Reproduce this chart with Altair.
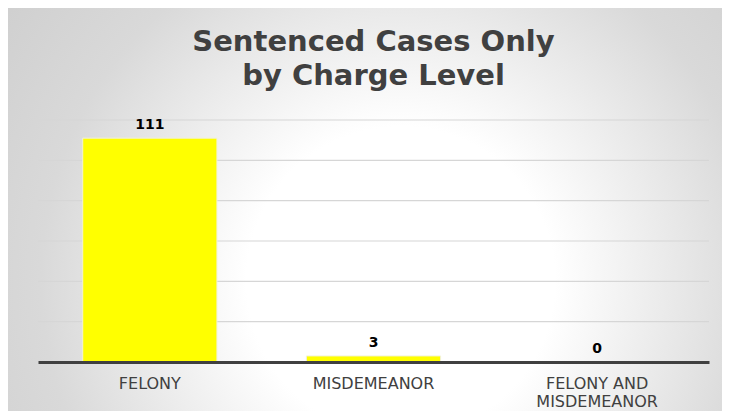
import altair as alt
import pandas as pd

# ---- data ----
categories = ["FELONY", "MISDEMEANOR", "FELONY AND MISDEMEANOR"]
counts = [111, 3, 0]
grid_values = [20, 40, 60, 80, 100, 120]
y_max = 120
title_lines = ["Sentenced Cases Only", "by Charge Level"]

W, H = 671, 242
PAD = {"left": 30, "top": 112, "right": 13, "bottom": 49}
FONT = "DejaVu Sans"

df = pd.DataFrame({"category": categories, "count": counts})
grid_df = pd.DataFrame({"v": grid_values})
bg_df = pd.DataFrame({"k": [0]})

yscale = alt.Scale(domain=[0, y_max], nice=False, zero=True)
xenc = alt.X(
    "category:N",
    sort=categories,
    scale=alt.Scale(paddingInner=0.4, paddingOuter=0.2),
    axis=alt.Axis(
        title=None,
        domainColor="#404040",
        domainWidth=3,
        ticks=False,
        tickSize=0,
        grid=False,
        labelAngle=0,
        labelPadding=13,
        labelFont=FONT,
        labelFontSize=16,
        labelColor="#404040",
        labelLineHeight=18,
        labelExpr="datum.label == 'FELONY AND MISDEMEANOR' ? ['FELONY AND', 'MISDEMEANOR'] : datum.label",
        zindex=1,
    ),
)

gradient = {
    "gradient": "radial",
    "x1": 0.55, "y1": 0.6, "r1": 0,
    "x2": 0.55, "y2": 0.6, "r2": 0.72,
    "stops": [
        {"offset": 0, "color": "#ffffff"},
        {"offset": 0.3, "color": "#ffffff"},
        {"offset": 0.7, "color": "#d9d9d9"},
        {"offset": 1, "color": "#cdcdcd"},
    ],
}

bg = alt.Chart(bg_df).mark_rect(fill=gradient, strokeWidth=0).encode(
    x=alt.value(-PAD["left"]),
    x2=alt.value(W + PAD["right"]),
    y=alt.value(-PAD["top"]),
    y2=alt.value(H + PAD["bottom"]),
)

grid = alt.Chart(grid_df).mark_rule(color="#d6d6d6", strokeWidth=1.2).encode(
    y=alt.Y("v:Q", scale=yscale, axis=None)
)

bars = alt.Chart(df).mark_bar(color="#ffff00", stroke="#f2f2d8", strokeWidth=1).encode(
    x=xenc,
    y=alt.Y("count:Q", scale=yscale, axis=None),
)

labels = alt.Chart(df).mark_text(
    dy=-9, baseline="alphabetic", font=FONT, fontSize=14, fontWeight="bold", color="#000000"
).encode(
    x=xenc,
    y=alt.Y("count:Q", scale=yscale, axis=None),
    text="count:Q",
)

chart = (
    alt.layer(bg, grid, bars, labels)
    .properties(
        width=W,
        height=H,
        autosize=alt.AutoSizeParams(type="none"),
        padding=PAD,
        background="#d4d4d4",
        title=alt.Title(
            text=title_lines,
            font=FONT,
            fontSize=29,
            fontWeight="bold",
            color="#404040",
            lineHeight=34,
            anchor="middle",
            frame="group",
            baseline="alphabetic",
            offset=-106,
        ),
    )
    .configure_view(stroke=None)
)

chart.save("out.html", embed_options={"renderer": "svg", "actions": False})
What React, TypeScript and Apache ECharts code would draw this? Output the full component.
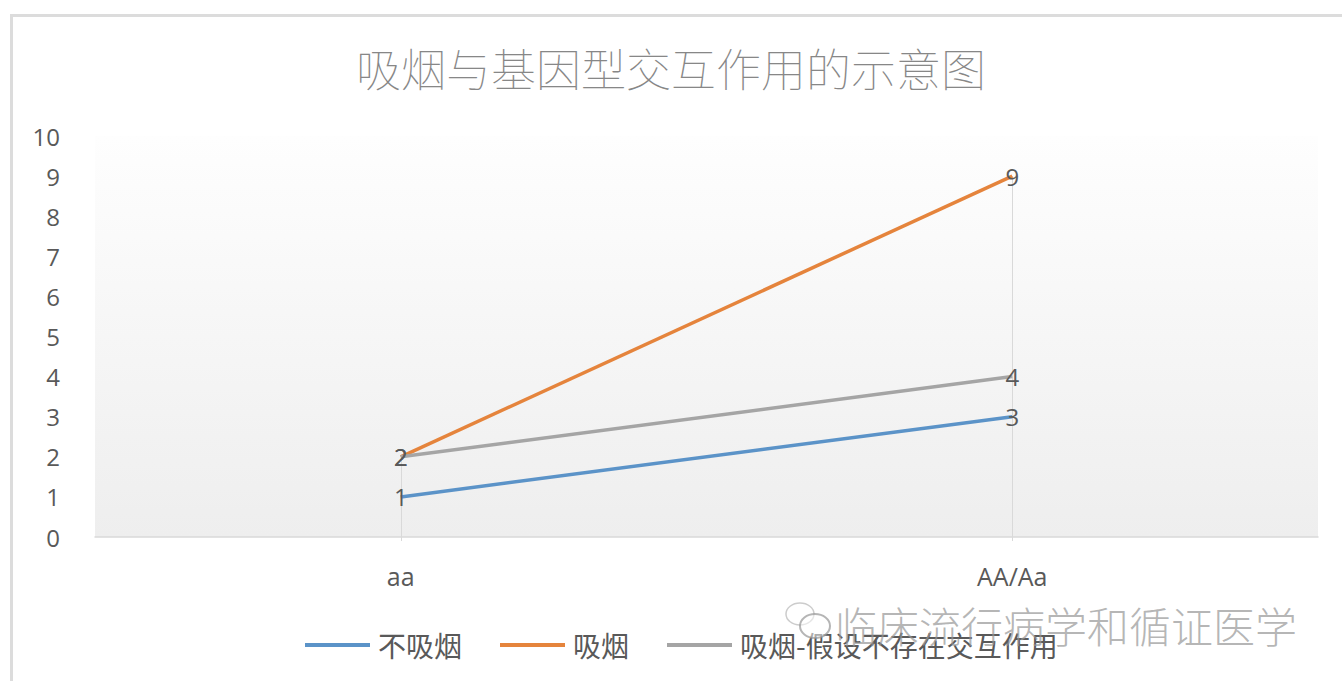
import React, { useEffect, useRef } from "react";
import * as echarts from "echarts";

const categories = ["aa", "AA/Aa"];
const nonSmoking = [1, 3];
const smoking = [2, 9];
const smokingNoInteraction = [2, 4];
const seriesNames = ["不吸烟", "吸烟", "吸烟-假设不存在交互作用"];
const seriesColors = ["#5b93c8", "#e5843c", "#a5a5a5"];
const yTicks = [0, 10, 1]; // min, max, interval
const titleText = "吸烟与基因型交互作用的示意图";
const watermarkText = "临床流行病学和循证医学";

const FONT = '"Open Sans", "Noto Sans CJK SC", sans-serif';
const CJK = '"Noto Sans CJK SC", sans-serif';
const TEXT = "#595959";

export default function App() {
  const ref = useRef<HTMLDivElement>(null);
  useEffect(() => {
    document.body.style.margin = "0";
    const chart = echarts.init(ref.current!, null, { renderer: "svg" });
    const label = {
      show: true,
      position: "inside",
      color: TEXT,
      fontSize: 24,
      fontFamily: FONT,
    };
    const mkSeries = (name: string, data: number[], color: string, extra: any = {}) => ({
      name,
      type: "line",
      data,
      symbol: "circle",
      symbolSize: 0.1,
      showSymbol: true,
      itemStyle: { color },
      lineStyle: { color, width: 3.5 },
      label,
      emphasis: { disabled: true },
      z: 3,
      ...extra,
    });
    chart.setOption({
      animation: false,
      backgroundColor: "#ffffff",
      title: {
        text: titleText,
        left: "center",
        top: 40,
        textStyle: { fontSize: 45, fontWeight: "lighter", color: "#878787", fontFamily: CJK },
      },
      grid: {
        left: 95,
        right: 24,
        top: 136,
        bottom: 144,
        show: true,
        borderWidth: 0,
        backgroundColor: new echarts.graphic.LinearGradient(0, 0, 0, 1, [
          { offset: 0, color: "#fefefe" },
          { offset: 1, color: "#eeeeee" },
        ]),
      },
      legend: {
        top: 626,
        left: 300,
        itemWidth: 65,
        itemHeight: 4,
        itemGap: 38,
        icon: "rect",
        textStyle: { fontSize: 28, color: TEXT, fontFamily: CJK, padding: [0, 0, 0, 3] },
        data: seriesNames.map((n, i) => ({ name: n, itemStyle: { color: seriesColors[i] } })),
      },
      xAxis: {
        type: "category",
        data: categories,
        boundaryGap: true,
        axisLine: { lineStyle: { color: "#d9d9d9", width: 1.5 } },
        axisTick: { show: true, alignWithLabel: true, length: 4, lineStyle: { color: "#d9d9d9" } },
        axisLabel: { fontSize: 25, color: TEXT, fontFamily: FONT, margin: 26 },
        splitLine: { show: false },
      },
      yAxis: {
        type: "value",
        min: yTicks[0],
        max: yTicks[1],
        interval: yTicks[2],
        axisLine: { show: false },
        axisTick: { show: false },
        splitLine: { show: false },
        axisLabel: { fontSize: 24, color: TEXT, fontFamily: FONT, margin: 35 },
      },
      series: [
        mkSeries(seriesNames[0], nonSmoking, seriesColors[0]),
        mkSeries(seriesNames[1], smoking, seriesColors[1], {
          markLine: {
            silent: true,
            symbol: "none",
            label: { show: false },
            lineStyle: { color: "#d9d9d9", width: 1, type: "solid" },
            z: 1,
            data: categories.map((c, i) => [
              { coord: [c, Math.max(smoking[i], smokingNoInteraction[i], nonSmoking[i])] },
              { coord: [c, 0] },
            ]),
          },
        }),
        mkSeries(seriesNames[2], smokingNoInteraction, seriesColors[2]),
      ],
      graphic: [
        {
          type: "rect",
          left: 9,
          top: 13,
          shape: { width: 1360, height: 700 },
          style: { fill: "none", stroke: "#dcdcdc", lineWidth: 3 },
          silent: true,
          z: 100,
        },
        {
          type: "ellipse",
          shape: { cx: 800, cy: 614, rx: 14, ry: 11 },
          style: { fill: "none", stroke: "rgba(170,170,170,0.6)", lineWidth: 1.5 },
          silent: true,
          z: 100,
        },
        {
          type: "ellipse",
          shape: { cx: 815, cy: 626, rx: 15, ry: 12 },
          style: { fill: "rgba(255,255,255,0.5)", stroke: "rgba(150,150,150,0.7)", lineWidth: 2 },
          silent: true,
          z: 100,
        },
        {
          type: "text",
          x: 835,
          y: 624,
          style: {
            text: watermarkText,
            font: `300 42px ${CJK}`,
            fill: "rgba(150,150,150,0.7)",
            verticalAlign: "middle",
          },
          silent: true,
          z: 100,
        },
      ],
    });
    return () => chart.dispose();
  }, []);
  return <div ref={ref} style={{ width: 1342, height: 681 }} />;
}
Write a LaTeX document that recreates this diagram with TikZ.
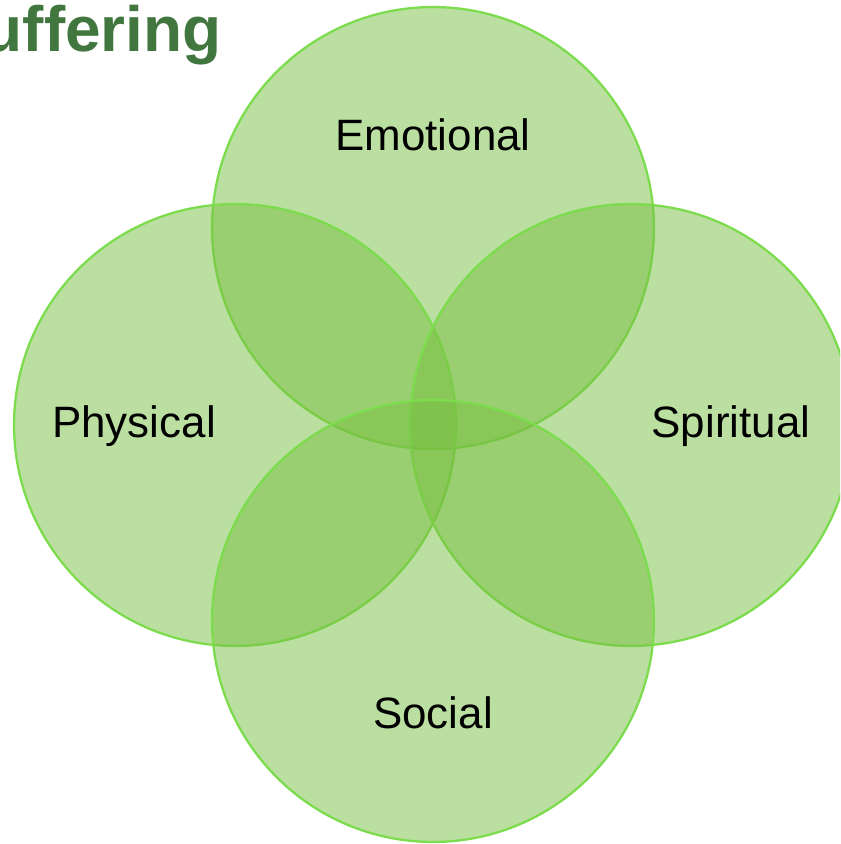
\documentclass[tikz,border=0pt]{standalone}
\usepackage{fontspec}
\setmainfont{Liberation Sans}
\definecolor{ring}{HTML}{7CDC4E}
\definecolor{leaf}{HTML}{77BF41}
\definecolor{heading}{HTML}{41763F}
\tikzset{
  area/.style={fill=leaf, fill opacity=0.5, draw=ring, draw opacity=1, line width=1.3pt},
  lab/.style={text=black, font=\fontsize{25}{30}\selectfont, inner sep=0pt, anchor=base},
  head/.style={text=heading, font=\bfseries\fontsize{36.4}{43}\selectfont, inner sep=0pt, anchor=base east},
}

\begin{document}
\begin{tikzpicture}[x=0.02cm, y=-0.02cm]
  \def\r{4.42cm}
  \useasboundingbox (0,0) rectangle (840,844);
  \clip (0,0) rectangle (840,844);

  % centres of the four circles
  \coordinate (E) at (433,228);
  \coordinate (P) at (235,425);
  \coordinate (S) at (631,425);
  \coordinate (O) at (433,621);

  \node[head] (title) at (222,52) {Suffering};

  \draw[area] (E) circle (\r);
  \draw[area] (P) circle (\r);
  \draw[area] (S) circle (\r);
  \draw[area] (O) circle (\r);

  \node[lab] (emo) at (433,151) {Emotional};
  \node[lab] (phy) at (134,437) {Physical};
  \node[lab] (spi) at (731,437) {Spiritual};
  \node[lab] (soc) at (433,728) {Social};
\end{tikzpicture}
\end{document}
==================================================
▸ What you will do
Reproduce the lines above, exactly and exclusively, from the line containing "Write a LaTeX" down to the last line, both included; pictures are not part of the copy.

▸ Answer for this exercise
Write a LaTeX document that recreates this diagram with TikZ.
\documentclass[tikz,border=0pt]{standalone}
\usepackage{fontspec}
\setmainfont{Liberation Sans}
\definecolor{ring}{HTML}{7CDC4E}
\definecolor{leaf}{HTML}{77BF41}
\definecolor{heading}{HTML}{41763F}
\tikzset{
  area/.style={fill=leaf, fill opacity=0.5, draw=ring, draw opacity=1, line width=1.3pt},
  lab/.style={text=black, font=\fontsize{25}{30}\selectfont, inner sep=0pt, anchor=base},
  head/.style={text=heading, font=\bfseries\fontsize{36.4}{43}\selectfont, inner sep=0pt, anchor=base east},
}

\begin{document}
\begin{tikzpicture}[x=0.02cm, y=-0.02cm]
  \def\r{4.42cm}
  \useasboundingbox (0,0) rectangle (840,844);
  \clip (0,0) rectangle (840,844);

  % centres of the four circles
  \coordinate (E) at (433,228);
  \coordinate (P) at (235,425);
  \coordinate (S) at (631,425);
  \coordinate (O) at (433,621);

  \node[head] (title) at (222,52) {Suffering};

  \draw[area] (E) circle (\r);
  \draw[area] (P) circle (\r);
  \draw[area] (S) circle (\r);
  \draw[area] (O) circle (\r);

  \node[lab] (emo) at (433,151) {Emotional};
  \node[lab] (phy) at (134,437) {Physical};
  \node[lab] (spi) at (731,437) {Spiritual};
  \node[lab] (soc) at (433,728) {Social};
\end{tikzpicture}
\end{document}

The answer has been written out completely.